Goal:
Print exactly the lines below between the line containing "Give me the" and the line containing "43.7, 43.5, 44.2];", counting both of those lines. Leave pictures out.

Available records:
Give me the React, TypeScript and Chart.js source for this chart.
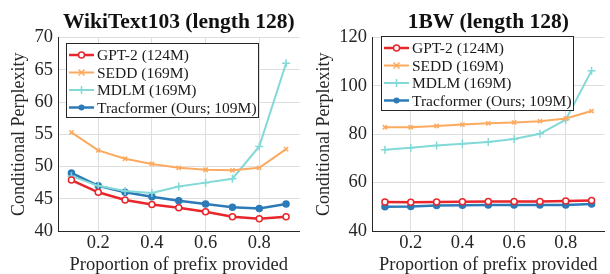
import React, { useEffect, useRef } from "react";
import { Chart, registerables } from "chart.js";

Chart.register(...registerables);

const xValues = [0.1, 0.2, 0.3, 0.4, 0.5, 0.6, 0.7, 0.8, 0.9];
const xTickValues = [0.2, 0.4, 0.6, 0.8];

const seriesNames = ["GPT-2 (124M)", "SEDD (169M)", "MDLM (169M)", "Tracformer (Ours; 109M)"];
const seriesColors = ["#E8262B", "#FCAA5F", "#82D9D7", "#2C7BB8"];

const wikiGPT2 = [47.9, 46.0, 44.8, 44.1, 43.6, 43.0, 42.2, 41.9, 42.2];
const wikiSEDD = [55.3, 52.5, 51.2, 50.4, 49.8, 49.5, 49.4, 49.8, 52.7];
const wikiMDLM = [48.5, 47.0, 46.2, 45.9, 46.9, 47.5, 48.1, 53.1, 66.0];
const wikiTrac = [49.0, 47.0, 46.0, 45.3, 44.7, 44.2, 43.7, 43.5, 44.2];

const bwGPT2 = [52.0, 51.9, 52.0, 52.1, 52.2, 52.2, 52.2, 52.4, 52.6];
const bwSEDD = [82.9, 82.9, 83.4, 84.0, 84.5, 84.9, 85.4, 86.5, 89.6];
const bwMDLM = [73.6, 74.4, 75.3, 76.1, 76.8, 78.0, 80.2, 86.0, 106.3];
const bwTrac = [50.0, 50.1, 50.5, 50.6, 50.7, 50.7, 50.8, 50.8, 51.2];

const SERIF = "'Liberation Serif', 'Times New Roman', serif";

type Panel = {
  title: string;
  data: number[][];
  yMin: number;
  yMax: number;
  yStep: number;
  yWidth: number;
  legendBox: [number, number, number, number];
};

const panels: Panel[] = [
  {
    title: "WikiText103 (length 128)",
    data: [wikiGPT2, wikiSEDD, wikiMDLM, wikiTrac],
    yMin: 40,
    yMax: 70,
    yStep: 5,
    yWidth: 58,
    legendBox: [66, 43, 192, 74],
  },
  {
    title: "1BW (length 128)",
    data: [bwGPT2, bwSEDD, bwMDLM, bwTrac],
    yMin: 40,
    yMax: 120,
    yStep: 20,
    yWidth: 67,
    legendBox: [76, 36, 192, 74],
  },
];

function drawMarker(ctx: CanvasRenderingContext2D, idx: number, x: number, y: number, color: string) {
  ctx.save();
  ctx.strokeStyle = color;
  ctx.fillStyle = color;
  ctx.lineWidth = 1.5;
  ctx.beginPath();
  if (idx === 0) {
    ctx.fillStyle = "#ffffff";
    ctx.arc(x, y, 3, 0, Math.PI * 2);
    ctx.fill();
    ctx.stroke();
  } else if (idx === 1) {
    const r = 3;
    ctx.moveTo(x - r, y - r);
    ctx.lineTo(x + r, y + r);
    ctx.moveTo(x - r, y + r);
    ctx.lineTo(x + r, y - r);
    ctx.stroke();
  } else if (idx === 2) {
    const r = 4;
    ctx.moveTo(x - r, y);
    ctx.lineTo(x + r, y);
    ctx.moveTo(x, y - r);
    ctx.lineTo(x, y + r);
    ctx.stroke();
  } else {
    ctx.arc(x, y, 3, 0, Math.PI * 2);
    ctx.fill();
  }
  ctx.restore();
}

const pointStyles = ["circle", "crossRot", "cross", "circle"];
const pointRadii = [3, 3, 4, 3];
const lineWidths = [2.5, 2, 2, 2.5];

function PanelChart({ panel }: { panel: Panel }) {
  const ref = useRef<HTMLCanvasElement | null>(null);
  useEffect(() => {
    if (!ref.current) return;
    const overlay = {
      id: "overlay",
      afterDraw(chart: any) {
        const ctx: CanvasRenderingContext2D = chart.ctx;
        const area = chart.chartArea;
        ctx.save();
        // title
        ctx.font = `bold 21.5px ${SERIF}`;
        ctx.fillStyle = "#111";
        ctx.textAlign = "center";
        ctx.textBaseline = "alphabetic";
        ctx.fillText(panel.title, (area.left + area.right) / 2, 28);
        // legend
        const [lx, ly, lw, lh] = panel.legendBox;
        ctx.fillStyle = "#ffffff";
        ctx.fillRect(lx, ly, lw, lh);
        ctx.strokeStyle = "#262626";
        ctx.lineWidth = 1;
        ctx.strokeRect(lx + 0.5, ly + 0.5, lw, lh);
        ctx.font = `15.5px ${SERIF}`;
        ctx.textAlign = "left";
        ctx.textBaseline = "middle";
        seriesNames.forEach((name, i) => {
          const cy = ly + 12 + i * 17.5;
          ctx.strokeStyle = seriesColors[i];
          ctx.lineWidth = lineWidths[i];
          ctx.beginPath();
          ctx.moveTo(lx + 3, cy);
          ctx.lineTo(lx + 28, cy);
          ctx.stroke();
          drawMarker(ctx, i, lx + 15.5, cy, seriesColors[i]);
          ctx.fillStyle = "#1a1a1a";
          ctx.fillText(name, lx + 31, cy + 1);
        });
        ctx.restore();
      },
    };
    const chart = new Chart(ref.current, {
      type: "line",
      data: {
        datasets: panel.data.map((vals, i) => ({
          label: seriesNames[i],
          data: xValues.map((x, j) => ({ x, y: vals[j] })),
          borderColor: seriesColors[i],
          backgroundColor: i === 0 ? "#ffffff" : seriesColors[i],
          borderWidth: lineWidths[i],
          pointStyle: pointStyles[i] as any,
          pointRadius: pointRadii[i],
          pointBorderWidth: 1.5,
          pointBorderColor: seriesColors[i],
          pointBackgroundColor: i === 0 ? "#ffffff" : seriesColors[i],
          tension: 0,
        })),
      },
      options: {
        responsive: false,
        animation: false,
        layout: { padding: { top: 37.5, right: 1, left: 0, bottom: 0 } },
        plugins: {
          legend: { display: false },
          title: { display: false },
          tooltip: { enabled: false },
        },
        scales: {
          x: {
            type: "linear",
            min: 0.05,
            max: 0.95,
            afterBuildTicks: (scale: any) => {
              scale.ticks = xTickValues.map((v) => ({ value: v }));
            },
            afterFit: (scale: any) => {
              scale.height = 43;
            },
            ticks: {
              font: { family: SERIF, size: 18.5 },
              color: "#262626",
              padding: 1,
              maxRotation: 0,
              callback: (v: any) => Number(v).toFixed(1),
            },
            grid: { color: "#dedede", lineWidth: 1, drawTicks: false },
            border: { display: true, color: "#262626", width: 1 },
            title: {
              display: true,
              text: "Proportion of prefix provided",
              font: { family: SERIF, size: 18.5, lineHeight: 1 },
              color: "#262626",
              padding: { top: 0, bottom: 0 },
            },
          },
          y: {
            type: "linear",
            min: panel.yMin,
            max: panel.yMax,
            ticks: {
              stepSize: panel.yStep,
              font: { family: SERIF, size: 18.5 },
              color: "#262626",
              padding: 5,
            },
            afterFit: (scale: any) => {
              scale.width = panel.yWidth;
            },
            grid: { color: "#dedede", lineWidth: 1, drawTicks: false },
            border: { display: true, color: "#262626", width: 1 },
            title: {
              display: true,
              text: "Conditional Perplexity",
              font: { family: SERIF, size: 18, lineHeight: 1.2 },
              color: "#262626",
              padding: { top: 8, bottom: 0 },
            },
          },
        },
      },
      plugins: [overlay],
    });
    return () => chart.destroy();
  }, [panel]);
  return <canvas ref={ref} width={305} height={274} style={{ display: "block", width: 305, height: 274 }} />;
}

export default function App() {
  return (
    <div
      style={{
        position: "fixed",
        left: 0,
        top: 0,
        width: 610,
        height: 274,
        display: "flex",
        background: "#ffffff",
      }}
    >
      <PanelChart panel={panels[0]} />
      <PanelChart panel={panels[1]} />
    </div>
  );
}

* * *

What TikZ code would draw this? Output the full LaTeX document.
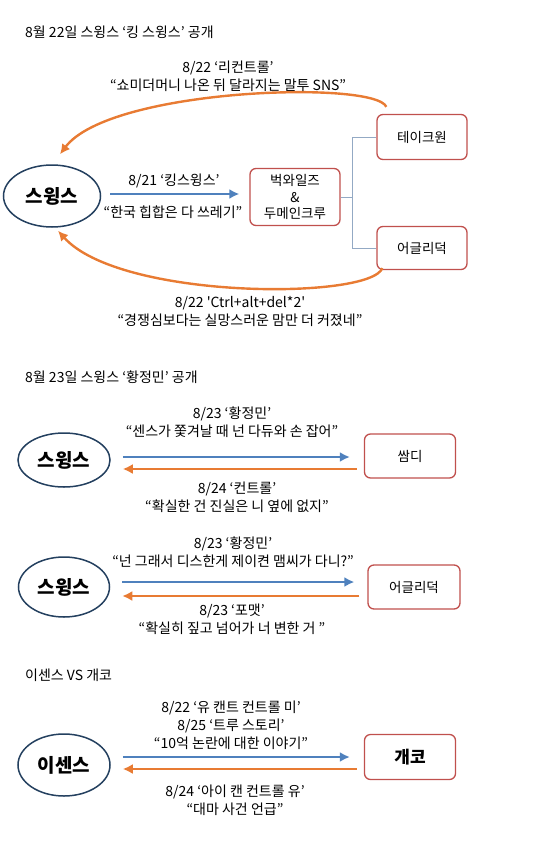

Final answer:
Give me the React, TypeScript and Chart.js source for this chart.
import React, { useEffect, useRef } from "react";
import { Chart, registerables } from "chart.js";

Chart.register(...registerables);

const xValues = [0.1, 0.2, 0.3, 0.4, 0.5, 0.6, 0.7, 0.8, 0.9];
const xTickValues = [0.2, 0.4, 0.6, 0.8];

const seriesNames = ["GPT-2 (124M)", "SEDD (169M)", "MDLM (169M)", "Tracformer (Ours; 109M)"];
const seriesColors = ["#E8262B", "#FCAA5F", "#82D9D7", "#2C7BB8"];

const wikiGPT2 = [47.9, 46.0, 44.8, 44.1, 43.6, 43.0, 42.2, 41.9, 42.2];
const wikiSEDD = [55.3, 52.5, 51.2, 50.4, 49.8, 49.5, 49.4, 49.8, 52.7];
const wikiMDLM = [48.5, 47.0, 46.2, 45.9, 46.9, 47.5, 48.1, 53.1, 66.0];
const wikiTrac = [49.0, 47.0, 46.0, 45.3, 44.7, 44.2, 43.7, 43.5, 44.2];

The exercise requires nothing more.